Skip the pictures. Set down, word for word, the lines from the start of the material up to and including the line with "металла', 'и композитных материалов']".

## start Data extract

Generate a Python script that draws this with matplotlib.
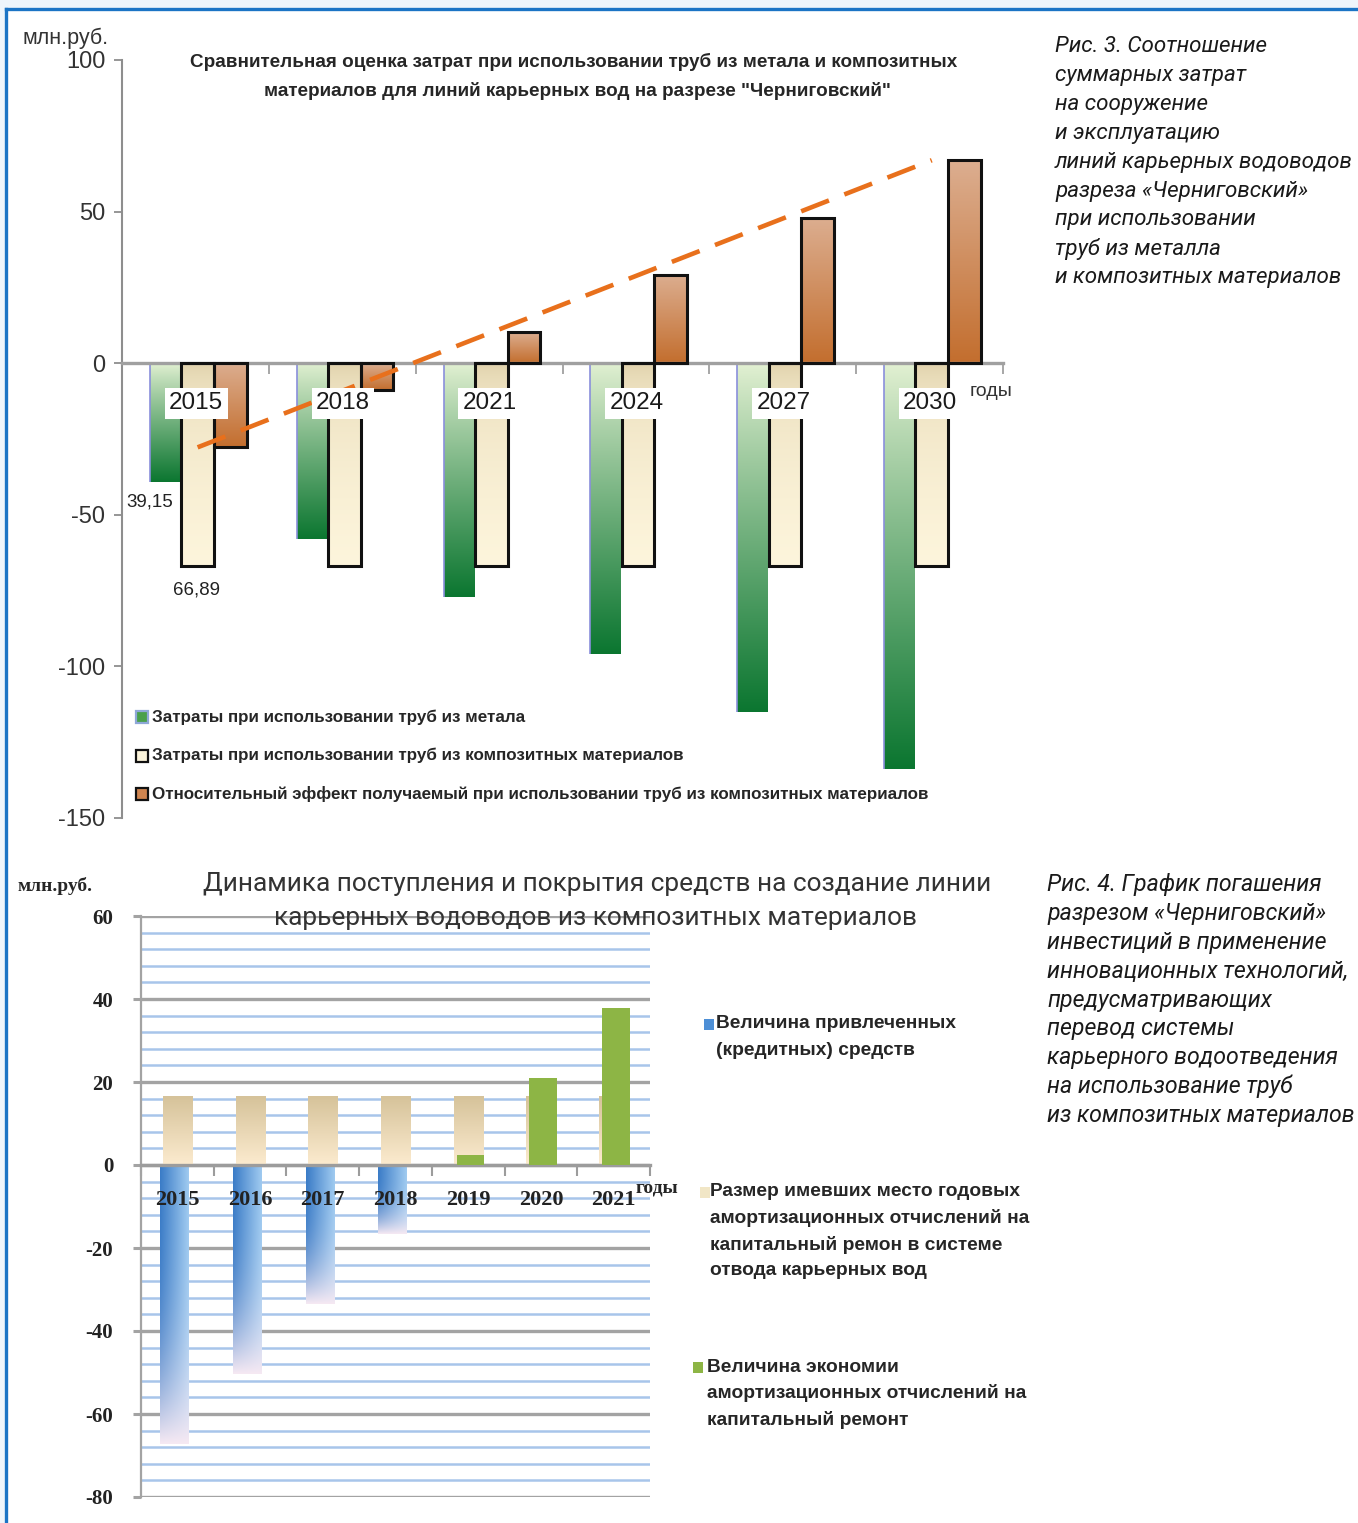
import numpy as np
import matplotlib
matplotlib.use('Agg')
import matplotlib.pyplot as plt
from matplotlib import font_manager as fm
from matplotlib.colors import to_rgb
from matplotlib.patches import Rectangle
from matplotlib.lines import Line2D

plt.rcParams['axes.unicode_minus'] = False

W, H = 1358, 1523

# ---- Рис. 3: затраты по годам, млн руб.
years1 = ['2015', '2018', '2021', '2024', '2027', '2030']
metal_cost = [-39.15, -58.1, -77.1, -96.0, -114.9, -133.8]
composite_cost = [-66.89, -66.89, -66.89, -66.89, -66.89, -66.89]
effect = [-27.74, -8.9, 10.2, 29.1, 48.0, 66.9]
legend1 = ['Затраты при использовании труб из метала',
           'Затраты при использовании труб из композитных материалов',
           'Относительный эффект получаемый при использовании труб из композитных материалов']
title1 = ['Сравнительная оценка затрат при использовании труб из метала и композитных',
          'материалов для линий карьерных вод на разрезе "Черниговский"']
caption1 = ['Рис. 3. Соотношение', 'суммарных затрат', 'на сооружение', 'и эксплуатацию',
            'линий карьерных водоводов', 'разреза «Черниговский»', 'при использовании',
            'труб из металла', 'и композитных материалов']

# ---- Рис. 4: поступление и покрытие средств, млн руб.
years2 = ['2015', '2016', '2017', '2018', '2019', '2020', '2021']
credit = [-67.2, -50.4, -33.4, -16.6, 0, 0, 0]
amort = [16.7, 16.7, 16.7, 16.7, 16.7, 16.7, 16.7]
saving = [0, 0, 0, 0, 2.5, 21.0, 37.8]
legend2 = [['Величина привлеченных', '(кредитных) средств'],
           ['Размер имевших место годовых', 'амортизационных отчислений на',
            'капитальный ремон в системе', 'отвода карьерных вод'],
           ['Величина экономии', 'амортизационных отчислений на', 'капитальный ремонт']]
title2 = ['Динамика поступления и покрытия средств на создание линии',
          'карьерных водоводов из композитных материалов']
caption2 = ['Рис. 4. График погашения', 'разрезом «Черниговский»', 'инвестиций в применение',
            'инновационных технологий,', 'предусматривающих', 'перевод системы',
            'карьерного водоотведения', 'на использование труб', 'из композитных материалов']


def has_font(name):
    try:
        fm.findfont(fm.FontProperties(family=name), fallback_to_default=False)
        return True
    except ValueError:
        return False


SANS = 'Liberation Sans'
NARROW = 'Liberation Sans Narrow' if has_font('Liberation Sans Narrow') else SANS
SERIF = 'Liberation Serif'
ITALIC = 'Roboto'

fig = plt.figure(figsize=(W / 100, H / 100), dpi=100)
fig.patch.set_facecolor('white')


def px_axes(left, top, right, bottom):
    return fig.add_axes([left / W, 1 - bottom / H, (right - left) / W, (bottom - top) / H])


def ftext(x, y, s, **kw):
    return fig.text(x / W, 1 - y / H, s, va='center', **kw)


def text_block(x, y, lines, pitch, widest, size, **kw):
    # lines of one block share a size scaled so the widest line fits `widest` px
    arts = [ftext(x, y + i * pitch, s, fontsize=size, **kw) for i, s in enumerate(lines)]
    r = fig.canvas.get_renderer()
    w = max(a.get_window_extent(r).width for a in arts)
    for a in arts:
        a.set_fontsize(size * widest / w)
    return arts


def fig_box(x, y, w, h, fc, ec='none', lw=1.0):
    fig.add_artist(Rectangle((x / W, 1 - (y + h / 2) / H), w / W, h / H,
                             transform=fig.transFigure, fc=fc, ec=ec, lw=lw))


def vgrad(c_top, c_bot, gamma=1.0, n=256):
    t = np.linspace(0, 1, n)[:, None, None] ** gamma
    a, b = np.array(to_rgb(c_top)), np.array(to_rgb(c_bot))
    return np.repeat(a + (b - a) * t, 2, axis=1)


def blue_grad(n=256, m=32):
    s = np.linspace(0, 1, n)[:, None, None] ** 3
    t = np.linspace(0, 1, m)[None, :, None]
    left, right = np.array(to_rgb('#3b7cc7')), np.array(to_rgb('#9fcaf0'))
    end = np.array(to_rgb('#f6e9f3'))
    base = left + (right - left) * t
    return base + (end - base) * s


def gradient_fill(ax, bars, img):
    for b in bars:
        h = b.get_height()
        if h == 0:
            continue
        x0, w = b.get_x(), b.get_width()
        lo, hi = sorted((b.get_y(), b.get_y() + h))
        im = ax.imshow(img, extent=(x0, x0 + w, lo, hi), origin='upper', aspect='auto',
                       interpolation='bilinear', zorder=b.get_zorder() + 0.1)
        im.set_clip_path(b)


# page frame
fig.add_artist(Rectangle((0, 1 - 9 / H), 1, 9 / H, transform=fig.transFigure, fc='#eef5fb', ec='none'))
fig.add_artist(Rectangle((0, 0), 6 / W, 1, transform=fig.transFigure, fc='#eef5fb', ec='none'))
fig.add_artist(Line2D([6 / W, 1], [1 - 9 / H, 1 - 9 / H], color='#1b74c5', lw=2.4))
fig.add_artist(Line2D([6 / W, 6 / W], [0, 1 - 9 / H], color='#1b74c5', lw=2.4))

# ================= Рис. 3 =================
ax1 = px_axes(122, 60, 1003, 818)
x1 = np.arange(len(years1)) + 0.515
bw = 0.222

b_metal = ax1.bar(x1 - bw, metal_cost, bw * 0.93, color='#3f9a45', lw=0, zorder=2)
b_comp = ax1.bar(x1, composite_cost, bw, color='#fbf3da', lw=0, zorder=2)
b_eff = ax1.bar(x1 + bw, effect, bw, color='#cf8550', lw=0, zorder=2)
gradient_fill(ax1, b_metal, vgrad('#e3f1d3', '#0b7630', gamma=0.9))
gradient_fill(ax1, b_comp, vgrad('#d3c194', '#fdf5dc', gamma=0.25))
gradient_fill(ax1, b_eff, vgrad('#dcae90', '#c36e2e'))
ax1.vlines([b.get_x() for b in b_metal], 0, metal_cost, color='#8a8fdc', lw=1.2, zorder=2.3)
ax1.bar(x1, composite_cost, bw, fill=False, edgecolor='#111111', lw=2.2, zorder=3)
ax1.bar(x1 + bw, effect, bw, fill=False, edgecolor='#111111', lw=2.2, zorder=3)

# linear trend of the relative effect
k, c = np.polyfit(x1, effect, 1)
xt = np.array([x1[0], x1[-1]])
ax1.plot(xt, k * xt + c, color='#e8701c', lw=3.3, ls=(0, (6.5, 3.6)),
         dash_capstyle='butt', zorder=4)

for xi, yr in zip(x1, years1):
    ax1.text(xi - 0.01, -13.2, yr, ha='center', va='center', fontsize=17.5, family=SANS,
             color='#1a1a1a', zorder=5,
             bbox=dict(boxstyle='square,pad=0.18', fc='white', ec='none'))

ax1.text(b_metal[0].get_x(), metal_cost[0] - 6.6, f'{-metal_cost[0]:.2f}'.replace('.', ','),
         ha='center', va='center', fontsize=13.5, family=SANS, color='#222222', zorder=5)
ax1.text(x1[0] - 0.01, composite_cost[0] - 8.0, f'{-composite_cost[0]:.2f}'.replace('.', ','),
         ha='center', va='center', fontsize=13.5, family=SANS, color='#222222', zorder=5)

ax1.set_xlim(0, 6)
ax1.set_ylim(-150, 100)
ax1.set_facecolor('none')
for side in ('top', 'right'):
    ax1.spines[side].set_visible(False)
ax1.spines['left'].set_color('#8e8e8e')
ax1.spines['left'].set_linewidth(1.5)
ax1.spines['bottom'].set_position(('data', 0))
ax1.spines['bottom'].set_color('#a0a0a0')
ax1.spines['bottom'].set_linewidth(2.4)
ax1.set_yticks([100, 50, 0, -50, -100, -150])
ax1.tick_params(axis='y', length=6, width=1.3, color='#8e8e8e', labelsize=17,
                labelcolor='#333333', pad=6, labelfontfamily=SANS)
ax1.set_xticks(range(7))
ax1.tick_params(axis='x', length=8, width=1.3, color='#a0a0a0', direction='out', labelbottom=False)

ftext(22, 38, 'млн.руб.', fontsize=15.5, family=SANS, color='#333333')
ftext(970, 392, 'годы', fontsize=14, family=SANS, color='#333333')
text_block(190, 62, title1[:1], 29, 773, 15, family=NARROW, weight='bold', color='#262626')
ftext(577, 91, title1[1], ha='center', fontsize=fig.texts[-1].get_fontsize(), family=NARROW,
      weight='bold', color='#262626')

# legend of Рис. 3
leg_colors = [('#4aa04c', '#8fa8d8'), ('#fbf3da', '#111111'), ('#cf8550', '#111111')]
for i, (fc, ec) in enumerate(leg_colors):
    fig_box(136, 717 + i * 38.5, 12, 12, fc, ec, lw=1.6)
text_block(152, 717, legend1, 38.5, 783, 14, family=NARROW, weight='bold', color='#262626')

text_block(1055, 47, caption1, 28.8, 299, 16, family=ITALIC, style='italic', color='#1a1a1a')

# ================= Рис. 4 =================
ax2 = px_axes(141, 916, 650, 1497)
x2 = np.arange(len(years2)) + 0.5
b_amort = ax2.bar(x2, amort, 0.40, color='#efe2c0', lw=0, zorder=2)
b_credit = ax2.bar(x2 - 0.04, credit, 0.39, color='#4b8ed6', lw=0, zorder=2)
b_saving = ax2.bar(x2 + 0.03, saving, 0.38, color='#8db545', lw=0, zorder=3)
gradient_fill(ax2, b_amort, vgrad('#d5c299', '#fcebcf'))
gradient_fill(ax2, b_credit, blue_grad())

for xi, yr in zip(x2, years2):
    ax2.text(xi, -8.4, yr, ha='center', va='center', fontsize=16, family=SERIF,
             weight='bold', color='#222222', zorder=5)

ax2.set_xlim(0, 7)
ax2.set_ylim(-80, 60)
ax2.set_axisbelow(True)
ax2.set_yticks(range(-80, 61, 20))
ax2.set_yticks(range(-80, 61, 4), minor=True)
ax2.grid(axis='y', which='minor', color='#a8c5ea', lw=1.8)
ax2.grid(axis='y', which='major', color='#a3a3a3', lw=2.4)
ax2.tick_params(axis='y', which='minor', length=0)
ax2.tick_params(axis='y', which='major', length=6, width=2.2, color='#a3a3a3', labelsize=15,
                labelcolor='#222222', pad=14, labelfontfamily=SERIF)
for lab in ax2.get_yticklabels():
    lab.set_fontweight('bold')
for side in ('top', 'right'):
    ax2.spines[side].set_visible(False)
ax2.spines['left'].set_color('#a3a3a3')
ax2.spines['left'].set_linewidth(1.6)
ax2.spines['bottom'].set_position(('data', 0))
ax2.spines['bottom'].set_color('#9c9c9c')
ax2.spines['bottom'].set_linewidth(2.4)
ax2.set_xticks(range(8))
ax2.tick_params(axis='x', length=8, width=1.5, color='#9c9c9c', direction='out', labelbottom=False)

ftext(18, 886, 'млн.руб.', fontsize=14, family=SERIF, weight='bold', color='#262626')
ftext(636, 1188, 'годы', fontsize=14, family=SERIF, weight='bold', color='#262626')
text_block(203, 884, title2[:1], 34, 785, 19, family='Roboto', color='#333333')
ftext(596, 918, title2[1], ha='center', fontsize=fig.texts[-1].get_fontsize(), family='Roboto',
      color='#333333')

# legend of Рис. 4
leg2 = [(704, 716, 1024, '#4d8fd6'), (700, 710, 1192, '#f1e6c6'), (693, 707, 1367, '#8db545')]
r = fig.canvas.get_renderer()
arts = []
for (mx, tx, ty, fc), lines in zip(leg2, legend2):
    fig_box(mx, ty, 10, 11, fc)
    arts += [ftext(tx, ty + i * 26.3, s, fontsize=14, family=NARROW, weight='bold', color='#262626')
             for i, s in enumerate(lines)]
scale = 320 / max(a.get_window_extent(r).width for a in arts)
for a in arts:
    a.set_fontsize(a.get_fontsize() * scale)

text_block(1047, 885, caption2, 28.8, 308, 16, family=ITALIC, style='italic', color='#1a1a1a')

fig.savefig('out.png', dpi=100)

## end Data extract

## Written response
Generate a Python script that draws this with matplotlib.
import numpy as np
import matplotlib
matplotlib.use('Agg')
import matplotlib.pyplot as plt
from matplotlib import font_manager as fm
from matplotlib.colors import to_rgb
from matplotlib.patches import Rectangle
from matplotlib.lines import Line2D

plt.rcParams['axes.unicode_minus'] = False

W, H = 1358, 1523

# ---- Рис. 3: затраты по годам, млн руб.
years1 = ['2015', '2018', '2021', '2024', '2027', '2030']
metal_cost = [-39.15, -58.1, -77.1, -96.0, -114.9, -133.8]
composite_cost = [-66.89, -66.89, -66.89, -66.89, -66.89, -66.89]
effect = [-27.74, -8.9, 10.2, 29.1, 48.0, 66.9]
legend1 = ['Затраты при использовании труб из метала',
           'Затраты при использовании труб из композитных материалов',
           'Относительный эффект получаемый при использовании труб из композитных материалов']
title1 = ['Сравнительная оценка затрат при использовании труб из метала и композитных',
          'материалов для линий карьерных вод на разрезе "Черниговский"']
caption1 = ['Рис. 3. Соотношение', 'суммарных затрат', 'на сооружение', 'и эксплуатацию',
            'линий карьерных водоводов', 'разреза «Черниговский»', 'при использовании',
            'труб из металла', 'и композитных материалов']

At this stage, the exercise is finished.